*Exercise objective*
Every line in the listing below from the one with "Emit a LaTeX" through the one with "(t3) at (733,21.5)" is to be reproduced exactly, both ends included; leave out the rest.

[BEGIN Raw data]

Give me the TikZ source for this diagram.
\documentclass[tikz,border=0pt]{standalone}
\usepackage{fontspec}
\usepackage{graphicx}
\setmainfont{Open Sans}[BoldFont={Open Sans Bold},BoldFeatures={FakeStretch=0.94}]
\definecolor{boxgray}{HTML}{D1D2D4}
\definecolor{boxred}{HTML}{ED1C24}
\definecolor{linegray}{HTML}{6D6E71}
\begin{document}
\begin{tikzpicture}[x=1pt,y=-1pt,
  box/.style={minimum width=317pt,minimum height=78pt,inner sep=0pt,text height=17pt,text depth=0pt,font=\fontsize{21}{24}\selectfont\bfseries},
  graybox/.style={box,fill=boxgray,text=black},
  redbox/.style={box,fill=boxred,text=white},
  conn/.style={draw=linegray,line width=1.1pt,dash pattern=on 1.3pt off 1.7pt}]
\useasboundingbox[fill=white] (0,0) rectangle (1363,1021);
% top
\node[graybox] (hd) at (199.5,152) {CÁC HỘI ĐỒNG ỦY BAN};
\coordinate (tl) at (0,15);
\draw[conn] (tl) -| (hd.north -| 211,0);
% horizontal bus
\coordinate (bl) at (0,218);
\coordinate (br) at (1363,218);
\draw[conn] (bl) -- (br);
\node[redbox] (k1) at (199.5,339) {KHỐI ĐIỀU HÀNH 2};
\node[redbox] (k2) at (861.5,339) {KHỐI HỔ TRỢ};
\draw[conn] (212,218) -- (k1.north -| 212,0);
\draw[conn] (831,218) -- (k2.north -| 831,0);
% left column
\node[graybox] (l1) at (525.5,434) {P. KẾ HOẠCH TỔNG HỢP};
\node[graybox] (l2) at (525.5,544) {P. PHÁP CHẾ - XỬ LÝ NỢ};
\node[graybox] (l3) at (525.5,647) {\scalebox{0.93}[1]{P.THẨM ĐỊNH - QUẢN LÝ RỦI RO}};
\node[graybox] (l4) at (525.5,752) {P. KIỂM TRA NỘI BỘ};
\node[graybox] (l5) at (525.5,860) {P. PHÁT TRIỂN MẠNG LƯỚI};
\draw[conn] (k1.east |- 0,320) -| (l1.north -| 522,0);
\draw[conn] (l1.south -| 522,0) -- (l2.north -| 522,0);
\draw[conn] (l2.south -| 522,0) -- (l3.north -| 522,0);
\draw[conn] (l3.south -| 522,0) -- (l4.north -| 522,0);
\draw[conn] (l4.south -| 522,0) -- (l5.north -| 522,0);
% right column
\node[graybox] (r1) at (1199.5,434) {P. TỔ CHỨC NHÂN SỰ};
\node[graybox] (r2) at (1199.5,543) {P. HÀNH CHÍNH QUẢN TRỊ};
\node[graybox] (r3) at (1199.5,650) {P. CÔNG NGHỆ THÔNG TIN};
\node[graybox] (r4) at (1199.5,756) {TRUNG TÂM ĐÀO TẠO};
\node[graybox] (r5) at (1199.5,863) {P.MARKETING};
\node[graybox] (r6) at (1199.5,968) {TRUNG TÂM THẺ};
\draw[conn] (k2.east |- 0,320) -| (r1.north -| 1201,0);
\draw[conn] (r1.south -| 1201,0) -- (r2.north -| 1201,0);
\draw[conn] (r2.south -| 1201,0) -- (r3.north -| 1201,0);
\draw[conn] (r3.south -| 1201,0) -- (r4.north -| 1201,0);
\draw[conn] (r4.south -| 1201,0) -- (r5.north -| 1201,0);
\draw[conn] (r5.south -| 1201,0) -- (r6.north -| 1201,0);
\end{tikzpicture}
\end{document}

[END Raw data]
[BEGIN Raw data]

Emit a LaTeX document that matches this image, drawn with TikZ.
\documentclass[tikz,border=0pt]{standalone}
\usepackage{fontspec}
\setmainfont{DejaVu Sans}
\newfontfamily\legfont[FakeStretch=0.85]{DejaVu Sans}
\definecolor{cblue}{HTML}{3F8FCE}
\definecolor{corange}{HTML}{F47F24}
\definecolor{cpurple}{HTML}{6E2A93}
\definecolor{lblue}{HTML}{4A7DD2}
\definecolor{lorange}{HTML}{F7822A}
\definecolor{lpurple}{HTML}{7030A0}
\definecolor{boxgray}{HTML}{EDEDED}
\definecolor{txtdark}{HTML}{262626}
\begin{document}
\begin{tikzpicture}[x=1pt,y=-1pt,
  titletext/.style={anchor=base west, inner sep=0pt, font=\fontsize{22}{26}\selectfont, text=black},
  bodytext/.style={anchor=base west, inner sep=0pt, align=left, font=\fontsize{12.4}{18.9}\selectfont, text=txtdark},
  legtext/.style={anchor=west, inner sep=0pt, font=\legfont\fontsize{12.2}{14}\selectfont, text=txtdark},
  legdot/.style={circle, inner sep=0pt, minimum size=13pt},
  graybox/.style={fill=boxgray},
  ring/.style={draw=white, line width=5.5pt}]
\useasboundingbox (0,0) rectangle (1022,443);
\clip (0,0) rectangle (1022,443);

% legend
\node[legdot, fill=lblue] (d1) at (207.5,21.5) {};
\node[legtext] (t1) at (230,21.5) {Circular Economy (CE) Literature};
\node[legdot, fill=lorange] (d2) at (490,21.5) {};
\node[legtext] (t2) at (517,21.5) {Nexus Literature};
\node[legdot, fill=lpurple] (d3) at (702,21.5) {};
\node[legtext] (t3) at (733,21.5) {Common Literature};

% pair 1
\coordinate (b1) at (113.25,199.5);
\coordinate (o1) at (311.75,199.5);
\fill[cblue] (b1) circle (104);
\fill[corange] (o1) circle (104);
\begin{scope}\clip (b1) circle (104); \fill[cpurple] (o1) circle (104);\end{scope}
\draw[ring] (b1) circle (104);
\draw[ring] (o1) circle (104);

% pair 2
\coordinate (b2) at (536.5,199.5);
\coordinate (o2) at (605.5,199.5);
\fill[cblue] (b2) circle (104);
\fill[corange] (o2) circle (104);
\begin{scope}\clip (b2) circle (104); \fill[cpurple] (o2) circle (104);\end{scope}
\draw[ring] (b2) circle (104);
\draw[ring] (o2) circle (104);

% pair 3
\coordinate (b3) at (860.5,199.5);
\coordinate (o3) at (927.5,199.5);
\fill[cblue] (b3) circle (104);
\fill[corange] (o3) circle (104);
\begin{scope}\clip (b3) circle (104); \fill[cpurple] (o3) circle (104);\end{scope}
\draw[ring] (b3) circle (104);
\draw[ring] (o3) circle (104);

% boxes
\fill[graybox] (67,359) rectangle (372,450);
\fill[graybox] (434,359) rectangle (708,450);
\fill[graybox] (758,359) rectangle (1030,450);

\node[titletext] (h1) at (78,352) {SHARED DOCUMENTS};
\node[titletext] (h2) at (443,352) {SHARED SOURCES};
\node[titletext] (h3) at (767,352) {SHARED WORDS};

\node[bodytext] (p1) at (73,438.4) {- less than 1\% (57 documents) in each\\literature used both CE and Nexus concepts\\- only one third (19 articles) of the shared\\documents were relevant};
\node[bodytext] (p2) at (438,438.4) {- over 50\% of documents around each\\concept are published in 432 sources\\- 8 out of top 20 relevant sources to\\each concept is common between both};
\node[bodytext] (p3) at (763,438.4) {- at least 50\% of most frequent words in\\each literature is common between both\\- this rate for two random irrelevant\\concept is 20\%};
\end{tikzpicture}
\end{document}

[END Raw data]

*Answer for the task*
Emit a LaTeX document that matches this image, drawn with TikZ.
\documentclass[tikz,border=0pt]{standalone}
\usepackage{fontspec}
\setmainfont{DejaVu Sans}
\newfontfamily\legfont[FakeStretch=0.85]{DejaVu Sans}
\definecolor{cblue}{HTML}{3F8FCE}
\definecolor{corange}{HTML}{F47F24}
\definecolor{cpurple}{HTML}{6E2A93}
\definecolor{lblue}{HTML}{4A7DD2}
\definecolor{lorange}{HTML}{F7822A}
\definecolor{lpurple}{HTML}{7030A0}
\definecolor{boxgray}{HTML}{EDEDED}
\definecolor{txtdark}{HTML}{262626}
\begin{document}
\begin{tikzpicture}[x=1pt,y=-1pt,
  titletext/.style={anchor=base west, inner sep=0pt, font=\fontsize{22}{26}\selectfont, text=black},
  bodytext/.style={anchor=base west, inner sep=0pt, align=left, font=\fontsize{12.4}{18.9}\selectfont, text=txtdark},
  legtext/.style={anchor=west, inner sep=0pt, font=\legfont\fontsize{12.2}{14}\selectfont, text=txtdark},
  legdot/.style={circle, inner sep=0pt, minimum size=13pt},
  graybox/.style={fill=boxgray},
  ring/.style={draw=white, line width=5.5pt}]
\useasboundingbox (0,0) rectangle (1022,443);
\clip (0,0) rectangle (1022,443);

% legend
\node[legdot, fill=lblue] (d1) at (207.5,21.5) {};
\node[legtext] (t1) at (230,21.5) {Circular Economy (CE) Literature};
\node[legdot, fill=lorange] (d2) at (490,21.5) {};
\node[legtext] (t2) at (517,21.5) {Nexus Literature};
\node[legdot, fill=lpurple] (d3) at (702,21.5) {};
\node[legtext] (t3) at (733,21.5) {Common Literature};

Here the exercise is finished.